_Given material_:
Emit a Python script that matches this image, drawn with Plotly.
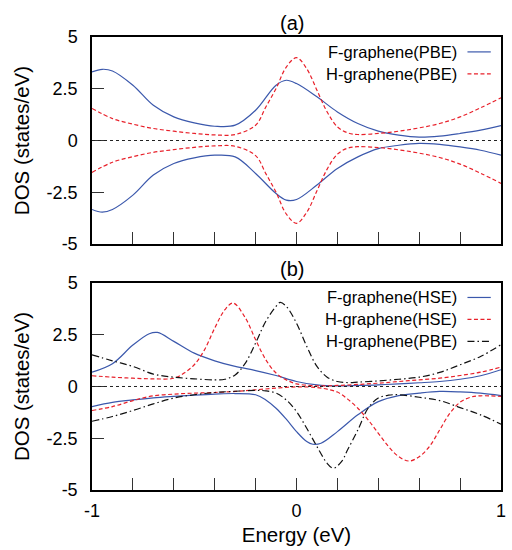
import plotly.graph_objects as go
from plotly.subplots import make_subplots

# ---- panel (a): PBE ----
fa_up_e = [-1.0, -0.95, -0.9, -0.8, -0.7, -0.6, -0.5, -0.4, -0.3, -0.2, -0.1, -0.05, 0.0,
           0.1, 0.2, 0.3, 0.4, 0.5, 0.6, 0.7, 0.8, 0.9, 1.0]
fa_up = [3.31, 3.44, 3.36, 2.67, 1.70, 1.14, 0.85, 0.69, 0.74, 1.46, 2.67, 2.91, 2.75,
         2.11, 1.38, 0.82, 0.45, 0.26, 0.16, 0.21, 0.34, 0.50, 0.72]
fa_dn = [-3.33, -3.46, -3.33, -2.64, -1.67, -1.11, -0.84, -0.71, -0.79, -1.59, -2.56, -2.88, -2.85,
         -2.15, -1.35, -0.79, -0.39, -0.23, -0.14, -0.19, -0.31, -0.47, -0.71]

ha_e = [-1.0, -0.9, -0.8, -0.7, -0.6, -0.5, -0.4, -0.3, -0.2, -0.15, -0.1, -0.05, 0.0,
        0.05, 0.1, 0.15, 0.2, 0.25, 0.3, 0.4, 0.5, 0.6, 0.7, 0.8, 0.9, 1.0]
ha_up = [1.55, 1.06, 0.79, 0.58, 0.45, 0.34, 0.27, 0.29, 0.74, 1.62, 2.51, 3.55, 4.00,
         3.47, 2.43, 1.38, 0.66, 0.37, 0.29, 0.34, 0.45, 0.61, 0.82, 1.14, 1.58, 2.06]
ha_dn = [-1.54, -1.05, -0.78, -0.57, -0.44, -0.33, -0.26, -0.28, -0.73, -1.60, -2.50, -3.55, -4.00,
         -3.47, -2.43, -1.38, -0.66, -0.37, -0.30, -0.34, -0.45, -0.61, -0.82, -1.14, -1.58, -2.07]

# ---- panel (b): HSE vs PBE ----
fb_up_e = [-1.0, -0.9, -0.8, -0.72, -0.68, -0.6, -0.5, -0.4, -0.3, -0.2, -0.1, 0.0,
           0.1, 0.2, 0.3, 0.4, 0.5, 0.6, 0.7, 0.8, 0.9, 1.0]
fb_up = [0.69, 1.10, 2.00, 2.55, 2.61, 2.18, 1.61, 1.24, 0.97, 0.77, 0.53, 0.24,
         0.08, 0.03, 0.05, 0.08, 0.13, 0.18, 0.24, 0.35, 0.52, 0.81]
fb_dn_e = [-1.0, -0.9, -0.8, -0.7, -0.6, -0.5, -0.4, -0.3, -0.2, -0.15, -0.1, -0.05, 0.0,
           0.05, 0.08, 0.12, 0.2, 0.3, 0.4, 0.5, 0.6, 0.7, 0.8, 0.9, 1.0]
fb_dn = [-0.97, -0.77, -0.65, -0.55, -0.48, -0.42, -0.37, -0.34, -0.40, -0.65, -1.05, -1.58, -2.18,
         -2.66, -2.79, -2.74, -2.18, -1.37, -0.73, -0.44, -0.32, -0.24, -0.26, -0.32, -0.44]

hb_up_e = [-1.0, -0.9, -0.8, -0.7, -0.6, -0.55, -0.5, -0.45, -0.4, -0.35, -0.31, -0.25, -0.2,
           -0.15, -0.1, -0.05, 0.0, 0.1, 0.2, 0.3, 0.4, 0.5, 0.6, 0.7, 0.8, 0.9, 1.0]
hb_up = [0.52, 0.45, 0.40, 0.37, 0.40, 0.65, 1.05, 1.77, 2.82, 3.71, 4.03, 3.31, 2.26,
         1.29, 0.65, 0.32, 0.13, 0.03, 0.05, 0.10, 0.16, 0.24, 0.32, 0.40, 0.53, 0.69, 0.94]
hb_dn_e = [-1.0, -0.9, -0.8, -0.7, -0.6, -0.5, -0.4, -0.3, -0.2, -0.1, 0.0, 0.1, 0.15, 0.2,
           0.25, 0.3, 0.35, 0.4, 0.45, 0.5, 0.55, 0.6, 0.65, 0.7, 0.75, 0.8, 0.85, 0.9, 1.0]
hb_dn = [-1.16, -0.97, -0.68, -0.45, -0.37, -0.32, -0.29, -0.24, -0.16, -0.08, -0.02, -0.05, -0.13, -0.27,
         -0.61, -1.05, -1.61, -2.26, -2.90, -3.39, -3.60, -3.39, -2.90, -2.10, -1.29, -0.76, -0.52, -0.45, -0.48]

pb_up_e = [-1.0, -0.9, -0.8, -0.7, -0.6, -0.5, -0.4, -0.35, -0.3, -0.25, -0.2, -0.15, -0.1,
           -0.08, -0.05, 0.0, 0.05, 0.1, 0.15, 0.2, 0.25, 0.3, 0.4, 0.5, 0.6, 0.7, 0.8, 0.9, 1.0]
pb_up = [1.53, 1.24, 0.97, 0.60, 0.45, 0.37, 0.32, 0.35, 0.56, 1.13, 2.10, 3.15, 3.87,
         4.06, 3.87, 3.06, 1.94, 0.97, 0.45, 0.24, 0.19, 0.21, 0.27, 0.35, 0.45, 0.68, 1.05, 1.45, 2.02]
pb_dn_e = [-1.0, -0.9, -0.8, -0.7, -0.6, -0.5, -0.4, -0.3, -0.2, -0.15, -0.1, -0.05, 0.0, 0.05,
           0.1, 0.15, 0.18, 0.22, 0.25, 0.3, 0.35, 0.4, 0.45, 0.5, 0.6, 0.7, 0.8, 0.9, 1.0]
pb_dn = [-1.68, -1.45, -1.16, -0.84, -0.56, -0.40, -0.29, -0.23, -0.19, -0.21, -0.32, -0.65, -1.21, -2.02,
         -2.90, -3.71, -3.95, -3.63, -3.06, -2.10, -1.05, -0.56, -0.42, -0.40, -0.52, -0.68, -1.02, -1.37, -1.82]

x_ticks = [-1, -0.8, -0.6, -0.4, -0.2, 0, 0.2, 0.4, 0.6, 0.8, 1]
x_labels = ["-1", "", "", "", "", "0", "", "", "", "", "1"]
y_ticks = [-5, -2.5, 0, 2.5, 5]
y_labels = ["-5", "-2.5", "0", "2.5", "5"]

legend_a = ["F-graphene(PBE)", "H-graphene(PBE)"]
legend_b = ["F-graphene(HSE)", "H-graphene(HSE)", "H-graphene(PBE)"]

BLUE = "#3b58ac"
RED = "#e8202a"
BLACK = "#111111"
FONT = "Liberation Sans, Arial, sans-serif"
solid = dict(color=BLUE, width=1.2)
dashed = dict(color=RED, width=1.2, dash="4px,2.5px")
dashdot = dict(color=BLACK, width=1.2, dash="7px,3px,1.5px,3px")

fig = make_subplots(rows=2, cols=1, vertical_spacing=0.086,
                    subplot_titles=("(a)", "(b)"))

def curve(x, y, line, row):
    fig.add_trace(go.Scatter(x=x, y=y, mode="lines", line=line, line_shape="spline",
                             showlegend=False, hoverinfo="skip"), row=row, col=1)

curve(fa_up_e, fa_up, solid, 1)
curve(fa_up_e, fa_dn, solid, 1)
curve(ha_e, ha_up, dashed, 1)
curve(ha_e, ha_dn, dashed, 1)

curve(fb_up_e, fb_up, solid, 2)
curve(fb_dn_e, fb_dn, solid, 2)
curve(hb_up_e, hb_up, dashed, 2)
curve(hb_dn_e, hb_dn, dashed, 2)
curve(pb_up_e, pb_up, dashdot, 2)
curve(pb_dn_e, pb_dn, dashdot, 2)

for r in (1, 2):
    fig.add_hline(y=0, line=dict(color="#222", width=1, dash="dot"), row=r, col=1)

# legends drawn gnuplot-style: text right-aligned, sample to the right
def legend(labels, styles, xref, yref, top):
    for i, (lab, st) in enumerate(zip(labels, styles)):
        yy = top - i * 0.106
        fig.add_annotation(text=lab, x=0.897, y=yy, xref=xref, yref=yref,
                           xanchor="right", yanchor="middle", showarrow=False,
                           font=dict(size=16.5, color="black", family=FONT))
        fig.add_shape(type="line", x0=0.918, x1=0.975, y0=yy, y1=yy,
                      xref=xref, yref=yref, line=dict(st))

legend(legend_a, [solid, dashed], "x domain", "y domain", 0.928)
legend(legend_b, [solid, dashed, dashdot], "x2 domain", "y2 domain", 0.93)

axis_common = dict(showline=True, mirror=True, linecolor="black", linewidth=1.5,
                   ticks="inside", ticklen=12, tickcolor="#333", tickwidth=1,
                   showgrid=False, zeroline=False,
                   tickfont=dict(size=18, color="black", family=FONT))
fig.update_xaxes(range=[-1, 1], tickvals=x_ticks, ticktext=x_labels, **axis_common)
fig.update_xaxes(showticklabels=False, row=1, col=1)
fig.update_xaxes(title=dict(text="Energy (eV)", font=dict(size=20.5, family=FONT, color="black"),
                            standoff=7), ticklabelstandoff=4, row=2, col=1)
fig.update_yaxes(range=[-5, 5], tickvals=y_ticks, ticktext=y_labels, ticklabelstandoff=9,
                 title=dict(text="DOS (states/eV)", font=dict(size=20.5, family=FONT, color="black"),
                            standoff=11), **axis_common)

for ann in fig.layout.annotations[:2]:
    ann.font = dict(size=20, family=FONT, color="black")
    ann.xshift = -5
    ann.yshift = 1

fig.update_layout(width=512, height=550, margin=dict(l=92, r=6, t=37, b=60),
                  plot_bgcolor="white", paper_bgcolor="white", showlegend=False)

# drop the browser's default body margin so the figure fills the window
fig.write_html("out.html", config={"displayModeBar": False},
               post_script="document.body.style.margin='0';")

_Given instruction_: Give only the count of lines in the data that include the string "drawn".

_Full output_: 2